Organizational productivity can be defined as the ratio of outputs to inputs. Inputs can be determined by the level of resources invested. Outputs can be conceived as income minus costs. For a profit-making organization, profitability can provide a good measure of the organization's productivity. We must keep in mind that behavior is shaped by its consequences. If we want specific behaviors to occur, we need to use an appraisal system that rewards them when they occur.
Output measures for a research organization can be subjective or objective, quantitative or nonquantitative, and discrete or scalar and can include some measure of quality (Anthony and Young, 2002). While the measurement of quality requires extra effort and, at times, human judgment, this dimension of output should not be ignored.
Since R&D organizations have multiple objectives and their outputs are often incommensurate, the output measures are usually nonquantitative and subjective. Quantitative measures for the output elements are usually in different units, thus defying precise comparison between different quantitative outputs. Anthony and Young (2002) suggest that it might be feasible to combine a multidimensional array of indicators into aggregate units, which could then provide trends, indicators, and patterns of the individual (and organizational) output measures.

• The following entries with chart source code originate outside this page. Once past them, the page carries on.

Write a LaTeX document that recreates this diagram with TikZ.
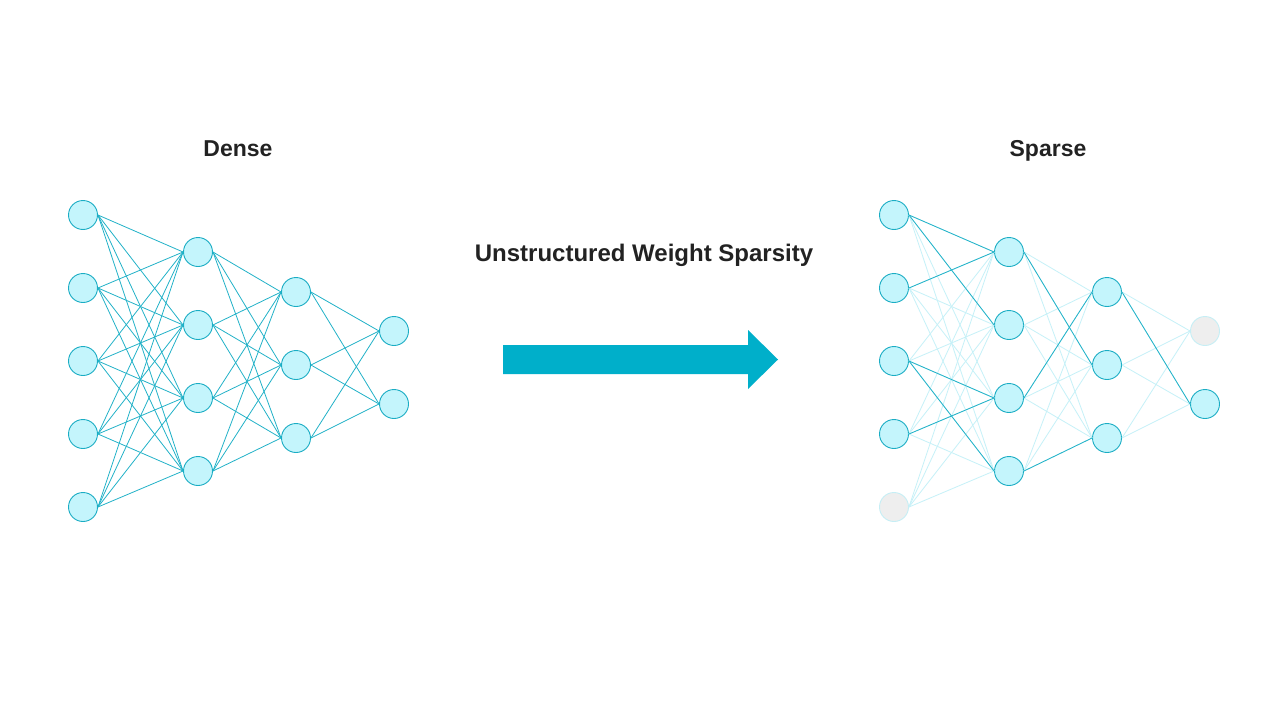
\documentclass[tikz,border=0pt]{standalone}
\usepackage{fontspec}
\setmainfont{Liberation Sans}
\definecolor{edge}{HTML}{22B2C8}
\definecolor{faint}{HTML}{C6F1F8}
\definecolor{nfill}{HTML}{C4F5FC}
\definecolor{nborder}{HTML}{1AADC4}
\definecolor{gfill}{HTML}{EEEEEE}
\definecolor{gborder}{HTML}{C6EEF5}
\definecolor{arrowc}{HTML}{00AFCA}
\definecolor{txt}{HTML}{222222}
\tikzset{
  neuron/.style={circle, draw=nborder, fill=nfill, line width=0.9pt, minimum size=29pt, inner sep=0pt},
  deadneuron/.style={circle, draw=gborder, fill=gfill, line width=0.9pt, minimum size=29pt, inner sep=0pt},
  wire/.style={draw=edge, line width=0.8pt},
  faintwire/.style={draw=faint, line width=0.8pt},
  title/.style={font=\fontsize{23}{26}\selectfont\bfseries, text=txt, anchor=base, inner sep=0pt},
  bigtitle/.style={font=\fontsize{24}{28}\selectfont\bfseries, text=txt, anchor=base, inner sep=0pt}
}
\begin{document}
\begin{tikzpicture}[x=1pt,y=-1pt]
\useasboundingbox (0,0) rectangle (1280,720);
\fill[white] (0,0) rectangle (1280,720);
% ---------- Dense network ----------
\foreach \i/\y in {1/215,2/288,3/361,4/434,5/507} \node[neuron] (dA\i) at (83,\y) {};
\foreach \i/\y in {1/252,2/325,3/398,4/471} \node[neuron] (dB\i) at (198,\y) {};
\foreach \i/\y in {1/292,2/365,3/438} \node[neuron] (dC\i) at (296,\y) {};
\foreach \i/\y in {1/331,2/404} \node[neuron] (dD\i) at (394,\y) {};
\foreach \i in {1,...,5} \foreach \j in {1,...,4} \draw[wire] (dA\i.east) -- (dB\j.west);
\foreach \i in {1,...,4} \foreach \j in {1,...,3} \draw[wire] (dB\i.east) -- (dC\j.west);
\foreach \i in {1,...,3} \foreach \j in {1,2} \draw[wire] (dC\i.east) -- (dD\j.west);
% ---------- Sparse network ----------
\foreach \i/\y in {1/215,2/288,3/361,4/434} \node[neuron] (sA\i) at (894,\y) {};
\node[deadneuron] (sA5) at (894,507) {};
\foreach \i/\y in {1/252,2/325,3/398,4/471} \node[neuron] (sB\i) at (1009,\y) {};
\foreach \i/\y in {1/292,2/365,3/438} \node[neuron] (sC\i) at (1107,\y) {};
\node[deadneuron] (sD1) at (1205,331) {};
\node[neuron] (sD2) at (1205,404) {};
\foreach \i in {1,...,5} \foreach \j in {1,...,4} \draw[faintwire] (sA\i.east) -- (sB\j.west);
\foreach \i in {1,...,4} \foreach \j in {1,...,3} \draw[faintwire] (sB\i.east) -- (sC\j.west);
\foreach \i in {1,...,3} \foreach \j in {1,2} \draw[faintwire] (sC\i.east) -- (sD\j.west);
\foreach \a/\b in {sA1/sB1,sA1/sB2,sA2/sB1,sA3/sB3,sA3/sB4,sA4/sB3,sB1/sC2,sB3/sC1,sB4/sC3,sC1/sD2}
  \draw[wire] (\a.east) -- (\b.west);
% ---------- Titles ----------
\node[title] (dense) at (238,156) {Dense};
\node[title] (sparse) at (1048,156) {Sparse};
\node[bigtitle] (method) at (644,261) {Unstructured Weight Sparsity};
% ---------- Arrow ----------
\fill[arrowc] (503,345) -- (748,345) -- (748,330) -- (778,359.5) -- (748,389) -- (748,374) -- (503,374) -- cycle;
\end{tikzpicture}
\end{document}
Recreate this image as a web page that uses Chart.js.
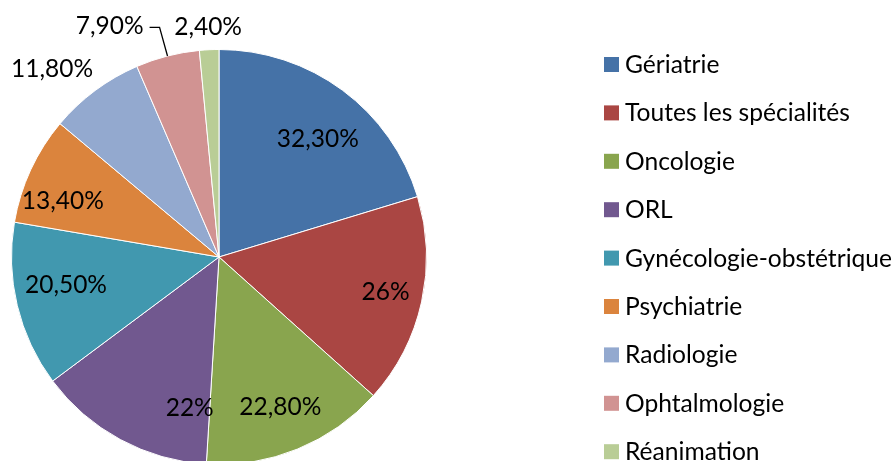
<!DOCTYPE html>
<html>
<head>
<meta charset="utf-8">
<script src="https://cdn.jsdelivr.net/npm/chart.js@4.4.0/dist/chart.umd.min.js"></script>
<style>
  html, body { margin: 0; padding: 0; background: #fff; overflow: hidden; }
  #wrap { position: relative; width: 896px; height: 461px; overflow: hidden; }
  #wrap canvas { position: absolute; left: 0; top: 0; }
</style>
</head>
<body>
<div id="wrap"><canvas id="pie" width="896" height="470"></canvas></div>
<script>
// Données du graphique
const categories = [
    'Gériatrie', 'Toutes les spécialités', 'Oncologie', 'ORL',
    'Gynécologie-obstétrique', 'Psychiatrie', 'Radiologie',
    'Ophtalmologie', 'Réanimation'
];
const values = [32.3, 26, 22.8, 22, 20.5, 13.4, 11.8, 7.9, 2.4];

const colors = [
    '#4572A7', '#AA4643', '#89A54E', '#71588F', '#4198AF',
    '#DB843D', '#93A9CF', '#D19392', '#B9CD96'
];

// Placement des étiquettes : rayon relatif et décalage d'angle (degrés)
const labelRadius = [0.74, 0.82, 0.78, 0.74, 0.75, 0.80, 1.21, 1.23, 1.11];
const labelShift = [3.5, -0.6, 0, -17.4, 3, -5, -5, -11, 0];
const labelLeader = [false, false, false, false, false, false, false, true, false];

const FONT = 'Lato, "Open Sans", sans-serif';

function formatPct(v) {
    return Number.isInteger(v) ? v + '%' : v.toFixed(2).replace('.', ',') + '%';
}

// Étiquettes de valeur
const valueLabelsPlugin = {
    id: 'valueLabels',
    afterDatasetsDraw(chart) {
        const ctx = chart.ctx;
        const arcs = chart.getDatasetMeta(0).data;
        ctx.save();
        ctx.font = '24.5px ' + FONT;
        ctx.fillStyle = '#000';
        ctx.textAlign = 'center';
        ctx.textBaseline = 'middle';
        arcs.forEach((arc, i) => {
            const p = arc.getProps(['x', 'y', 'startAngle', 'endAngle', 'outerRadius'], true);
            const mid = (p.startAngle + p.endAngle) / 2;
            const a = mid + labelShift[i] * Math.PI / 180;
            const r = p.outerRadius * labelRadius[i];
            const lx = p.x + Math.cos(a) * r;
            const ly = p.y + Math.sin(a) * r;
            const text = formatPct(values[i]);
            ctx.fillText(text, lx, ly);
            if (labelLeader[i]) {
                const w = ctx.measureText(text).width;
                const right = lx + w / 2;
                ctx.beginPath();
                ctx.strokeStyle = '#000';
                ctx.lineWidth = 1.3;
                ctx.moveTo(p.x + Math.cos(mid) * p.outerRadius, p.y + Math.sin(mid) * p.outerRadius);
                ctx.lineTo(right + 16, ly + 1);
                ctx.lineTo(right + 6, ly + 1);
                ctx.stroke();
            }
        });
        ctx.restore();
    }
};

// Légende dessinée à droite
const sideLegendPlugin = {
    id: 'sideLegend',
    afterDraw(chart) {
        const ctx = chart.ctx;
        ctx.save();
        ctx.font = '24.6px ' + FONT;
        ctx.textAlign = 'left';
        ctx.textBaseline = 'middle';
        categories.forEach((name, i) => {
            const top = 57 + i * 48.4;
            ctx.fillStyle = colors[i];
            ctx.fillRect(604, top, 15, 15);
            ctx.fillStyle = '#000';
            ctx.fillText(name, 625, top + 8);
        });
        ctx.restore();
    }
};

new Chart(document.getElementById('pie'), {
    type: 'pie',
    data: {
        labels: categories,
        datasets: [{
            data: values,
            backgroundColor: colors,
            borderColor: '#ffffff',
            borderWidth: 1
        }]
    },
    options: {
        responsive: false,
        animation: false,
        devicePixelRatio: 1,
        layout: {
            padding: { left: 11, top: 49, right: 469, bottom: 5 }
        },
        plugins: {
            legend: { display: false },
            tooltip: { enabled: false }
        }
    },
    plugins: [valueLabelsPlugin, sideLegendPlugin]
});
</script>
</body>
</html>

One suggested categorization of output measures includes the following:
Process measures (related to activities carried out in an organization; useful for the measurement of the current, short-run performance)
Social indicators (stated in broad terms, related to overall objectives of the organization rather than specific activities; useful for strategic planning) (Anthony and Young, 2002)
Thus, based on these output measures one could construct requisite performance appraisal elements.